Stated goal - Please give the listing again in its entirety, exactly as written.

Material -
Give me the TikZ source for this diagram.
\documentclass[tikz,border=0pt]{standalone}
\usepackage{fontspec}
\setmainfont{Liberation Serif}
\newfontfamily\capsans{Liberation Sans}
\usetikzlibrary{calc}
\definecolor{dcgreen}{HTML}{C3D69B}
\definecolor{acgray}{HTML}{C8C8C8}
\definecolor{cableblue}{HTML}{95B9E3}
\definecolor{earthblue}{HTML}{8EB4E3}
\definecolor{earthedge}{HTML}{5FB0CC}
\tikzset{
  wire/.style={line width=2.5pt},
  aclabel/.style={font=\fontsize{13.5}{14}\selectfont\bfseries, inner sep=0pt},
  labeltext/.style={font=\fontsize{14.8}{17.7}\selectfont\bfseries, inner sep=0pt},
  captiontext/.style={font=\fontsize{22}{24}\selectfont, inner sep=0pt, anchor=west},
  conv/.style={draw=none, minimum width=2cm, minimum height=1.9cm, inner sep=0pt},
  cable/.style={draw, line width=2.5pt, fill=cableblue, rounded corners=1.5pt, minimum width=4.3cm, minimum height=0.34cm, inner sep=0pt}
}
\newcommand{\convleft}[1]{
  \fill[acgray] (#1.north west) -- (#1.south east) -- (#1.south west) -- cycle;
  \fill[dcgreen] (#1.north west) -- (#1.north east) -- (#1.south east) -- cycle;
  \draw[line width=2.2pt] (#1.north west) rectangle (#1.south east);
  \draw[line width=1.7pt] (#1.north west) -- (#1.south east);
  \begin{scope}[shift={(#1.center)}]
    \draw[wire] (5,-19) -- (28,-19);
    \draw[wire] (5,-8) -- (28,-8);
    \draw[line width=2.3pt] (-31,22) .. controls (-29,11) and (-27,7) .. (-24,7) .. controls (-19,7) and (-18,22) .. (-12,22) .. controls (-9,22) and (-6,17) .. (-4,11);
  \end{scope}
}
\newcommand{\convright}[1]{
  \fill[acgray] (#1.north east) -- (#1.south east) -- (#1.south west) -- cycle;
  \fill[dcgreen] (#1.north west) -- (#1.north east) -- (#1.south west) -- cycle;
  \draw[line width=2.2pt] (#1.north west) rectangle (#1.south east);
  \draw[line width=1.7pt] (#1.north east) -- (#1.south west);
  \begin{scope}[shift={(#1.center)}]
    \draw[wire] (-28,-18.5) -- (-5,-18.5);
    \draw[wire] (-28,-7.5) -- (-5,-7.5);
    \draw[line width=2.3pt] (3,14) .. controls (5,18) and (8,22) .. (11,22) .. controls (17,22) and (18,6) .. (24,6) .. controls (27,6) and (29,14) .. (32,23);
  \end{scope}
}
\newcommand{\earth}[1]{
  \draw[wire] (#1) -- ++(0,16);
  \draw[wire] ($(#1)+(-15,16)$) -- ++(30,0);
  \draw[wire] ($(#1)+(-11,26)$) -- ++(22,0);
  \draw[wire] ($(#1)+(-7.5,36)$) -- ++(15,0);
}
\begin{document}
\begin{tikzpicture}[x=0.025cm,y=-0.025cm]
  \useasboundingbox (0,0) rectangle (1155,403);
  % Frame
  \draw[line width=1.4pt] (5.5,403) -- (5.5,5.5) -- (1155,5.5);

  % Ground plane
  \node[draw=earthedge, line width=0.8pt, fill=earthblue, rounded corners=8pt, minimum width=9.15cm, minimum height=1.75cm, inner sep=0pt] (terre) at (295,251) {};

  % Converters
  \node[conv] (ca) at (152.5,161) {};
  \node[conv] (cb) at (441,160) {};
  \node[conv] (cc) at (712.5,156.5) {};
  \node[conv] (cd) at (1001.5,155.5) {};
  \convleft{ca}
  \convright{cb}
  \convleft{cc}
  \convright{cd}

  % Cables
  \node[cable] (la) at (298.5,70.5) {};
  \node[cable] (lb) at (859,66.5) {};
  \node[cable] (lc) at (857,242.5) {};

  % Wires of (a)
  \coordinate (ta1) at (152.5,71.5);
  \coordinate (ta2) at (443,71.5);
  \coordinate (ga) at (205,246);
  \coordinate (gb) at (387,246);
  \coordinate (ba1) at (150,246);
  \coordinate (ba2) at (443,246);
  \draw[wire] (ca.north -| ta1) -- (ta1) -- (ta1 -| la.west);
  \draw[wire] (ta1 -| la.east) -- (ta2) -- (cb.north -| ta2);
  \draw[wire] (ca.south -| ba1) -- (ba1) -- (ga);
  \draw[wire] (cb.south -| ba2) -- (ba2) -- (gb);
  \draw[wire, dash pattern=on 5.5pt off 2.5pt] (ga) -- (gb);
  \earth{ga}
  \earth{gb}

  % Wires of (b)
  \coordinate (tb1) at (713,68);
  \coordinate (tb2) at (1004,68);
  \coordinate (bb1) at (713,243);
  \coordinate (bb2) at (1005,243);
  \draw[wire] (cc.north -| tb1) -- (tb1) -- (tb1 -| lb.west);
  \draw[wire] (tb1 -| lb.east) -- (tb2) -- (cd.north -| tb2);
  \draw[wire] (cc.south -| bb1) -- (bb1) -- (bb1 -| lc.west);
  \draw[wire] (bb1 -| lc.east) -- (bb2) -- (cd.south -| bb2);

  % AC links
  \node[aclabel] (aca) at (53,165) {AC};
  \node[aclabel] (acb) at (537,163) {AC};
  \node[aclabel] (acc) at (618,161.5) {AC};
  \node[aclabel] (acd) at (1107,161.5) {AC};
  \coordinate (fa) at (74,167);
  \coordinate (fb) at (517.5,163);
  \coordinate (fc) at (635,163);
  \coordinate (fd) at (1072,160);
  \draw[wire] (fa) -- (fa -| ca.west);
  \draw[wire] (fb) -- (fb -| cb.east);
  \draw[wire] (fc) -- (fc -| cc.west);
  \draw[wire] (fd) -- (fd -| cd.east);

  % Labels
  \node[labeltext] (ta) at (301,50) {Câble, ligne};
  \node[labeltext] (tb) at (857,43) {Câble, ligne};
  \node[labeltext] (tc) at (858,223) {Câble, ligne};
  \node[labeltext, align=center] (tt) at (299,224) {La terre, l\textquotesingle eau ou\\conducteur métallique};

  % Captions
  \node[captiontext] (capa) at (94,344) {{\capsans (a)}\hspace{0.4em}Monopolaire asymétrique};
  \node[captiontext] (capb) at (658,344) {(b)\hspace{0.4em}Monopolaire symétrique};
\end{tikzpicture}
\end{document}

Completed exercise -
Give me the TikZ source for this diagram.
\documentclass[tikz,border=0pt]{standalone}
\usepackage{fontspec}
\setmainfont{Liberation Serif}
\newfontfamily\capsans{Liberation Sans}
\usetikzlibrary{calc}
\definecolor{dcgreen}{HTML}{C3D69B}
\definecolor{acgray}{HTML}{C8C8C8}
\definecolor{cableblue}{HTML}{95B9E3}
\definecolor{earthblue}{HTML}{8EB4E3}
\definecolor{earthedge}{HTML}{5FB0CC}
\tikzset{
  wire/.style={line width=2.5pt},
  aclabel/.style={font=\fontsize{13.5}{14}\selectfont\bfseries, inner sep=0pt},
  labeltext/.style={font=\fontsize{14.8}{17.7}\selectfont\bfseries, inner sep=0pt},
  captiontext/.style={font=\fontsize{22}{24}\selectfont, inner sep=0pt, anchor=west},
  conv/.style={draw=none, minimum width=2cm, minimum height=1.9cm, inner sep=0pt},
  cable/.style={draw, line width=2.5pt, fill=cableblue, rounded corners=1.5pt, minimum width=4.3cm, minimum height=0.34cm, inner sep=0pt}
}
\newcommand{\convleft}[1]{
  \fill[acgray] (#1.north west) -- (#1.south east) -- (#1.south west) -- cycle;
  \fill[dcgreen] (#1.north west) -- (#1.north east) -- (#1.south east) -- cycle;
  \draw[line width=2.2pt] (#1.north west) rectangle (#1.south east);
  \draw[line width=1.7pt] (#1.north west) -- (#1.south east);
  \begin{scope}[shift={(#1.center)}]
    \draw[wire] (5,-19) -- (28,-19);
    \draw[wire] (5,-8) -- (28,-8);
    \draw[line width=2.3pt] (-31,22) .. controls (-29,11) and (-27,7) .. (-24,7) .. controls (-19,7) and (-18,22) .. (-12,22) .. controls (-9,22) and (-6,17) .. (-4,11);
  \end{scope}
}
\newcommand{\convright}[1]{
  \fill[acgray] (#1.north east) -- (#1.south east) -- (#1.south west) -- cycle;
  \fill[dcgreen] (#1.north west) -- (#1.north east) -- (#1.south west) -- cycle;
  \draw[line width=2.2pt] (#1.north west) rectangle (#1.south east);
  \draw[line width=1.7pt] (#1.north east) -- (#1.south west);
  \begin{scope}[shift={(#1.center)}]
    \draw[wire] (-28,-18.5) -- (-5,-18.5);
    \draw[wire] (-28,-7.5) -- (-5,-7.5);
    \draw[line width=2.3pt] (3,14) .. controls (5,18) and (8,22) .. (11,22) .. controls (17,22) and (18,6) .. (24,6) .. controls (27,6) and (29,14) .. (32,23);
  \end{scope}
}
\newcommand{\earth}[1]{
  \draw[wire] (#1) -- ++(0,16);
  \draw[wire] ($(#1)+(-15,16)$) -- ++(30,0);
  \draw[wire] ($(#1)+(-11,26)$) -- ++(22,0);
  \draw[wire] ($(#1)+(-7.5,36)$) -- ++(15,0);
}
\begin{document}
\begin{tikzpicture}[x=0.025cm,y=-0.025cm]
  \useasboundingbox (0,0) rectangle (1155,403);
  % Frame
  \draw[line width=1.4pt] (5.5,403) -- (5.5,5.5) -- (1155,5.5);

  % Ground plane
  \node[draw=earthedge, line width=0.8pt, fill=earthblue, rounded corners=8pt, minimum width=9.15cm, minimum height=1.75cm, inner sep=0pt] (terre) at (295,251) {};

  % Converters
  \node[conv] (ca) at (152.5,161) {};
  \node[conv] (cb) at (441,160) {};
  \node[conv] (cc) at (712.5,156.5) {};
  \node[conv] (cd) at (1001.5,155.5) {};
  \convleft{ca}
  \convright{cb}
  \convleft{cc}
  \convright{cd}

  % Cables
  \node[cable] (la) at (298.5,70.5) {};
  \node[cable] (lb) at (859,66.5) {};
  \node[cable] (lc) at (857,242.5) {};

  % Wires of (a)
  \coordinate (ta1) at (152.5,71.5);
  \coordinate (ta2) at (443,71.5);
  \coordinate (ga) at (205,246);
  \coordinate (gb) at (387,246);
  \coordinate (ba1) at (150,246);
  \coordinate (ba2) at (443,246);
  \draw[wire] (ca.north -| ta1) -- (ta1) -- (ta1 -| la.west);
  \draw[wire] (ta1 -| la.east) -- (ta2) -- (cb.north -| ta2);
  \draw[wire] (ca.south -| ba1) -- (ba1) -- (ga);
  \draw[wire] (cb.south -| ba2) -- (ba2) -- (gb);
  \draw[wire, dash pattern=on 5.5pt off 2.5pt] (ga) -- (gb);
  \earth{ga}
  \earth{gb}

  % Wires of (b)
  \coordinate (tb1) at (713,68);
  \coordinate (tb2) at (1004,68);
  \coordinate (bb1) at (713,243);
  \coordinate (bb2) at (1005,243);
  \draw[wire] (cc.north -| tb1) -- (tb1) -- (tb1 -| lb.west);
  \draw[wire] (tb1 -| lb.east) -- (tb2) -- (cd.north -| tb2);
  \draw[wire] (cc.south -| bb1) -- (bb1) -- (bb1 -| lc.west);
  \draw[wire] (bb1 -| lc.east) -- (bb2) -- (cd.south -| bb2);

  % AC links
  \node[aclabel] (aca) at (53,165) {AC};
  \node[aclabel] (acb) at (537,163) {AC};
  \node[aclabel] (acc) at (618,161.5) {AC};
  \node[aclabel] (acd) at (1107,161.5) {AC};
  \coordinate (fa) at (74,167);
  \coordinate (fb) at (517.5,163);
  \coordinate (fc) at (635,163);
  \coordinate (fd) at (1072,160);
  \draw[wire] (fa) -- (fa -| ca.west);
  \draw[wire] (fb) -- (fb -| cb.east);
  \draw[wire] (fc) -- (fc -| cc.west);
  \draw[wire] (fd) -- (fd -| cd.east);

  % Labels
  \node[labeltext] (ta) at (301,50) {Câble, ligne};
  \node[labeltext] (tb) at (857,43) {Câble, ligne};
  \node[labeltext] (tc) at (858,223) {Câble, ligne};
  \node[labeltext, align=center] (tt) at (299,224) {La terre, l\textquotesingle eau ou\\conducteur métallique};

  % Captions
  \node[captiontext] (capa) at (94,344) {{\capsans (a)}\hspace{0.4em}Monopolaire asymétrique};
  \node[captiontext] (capb) at (658,344) {(b)\hspace{0.4em}Monopolaire symétrique};
\end{tikzpicture}
\end{document}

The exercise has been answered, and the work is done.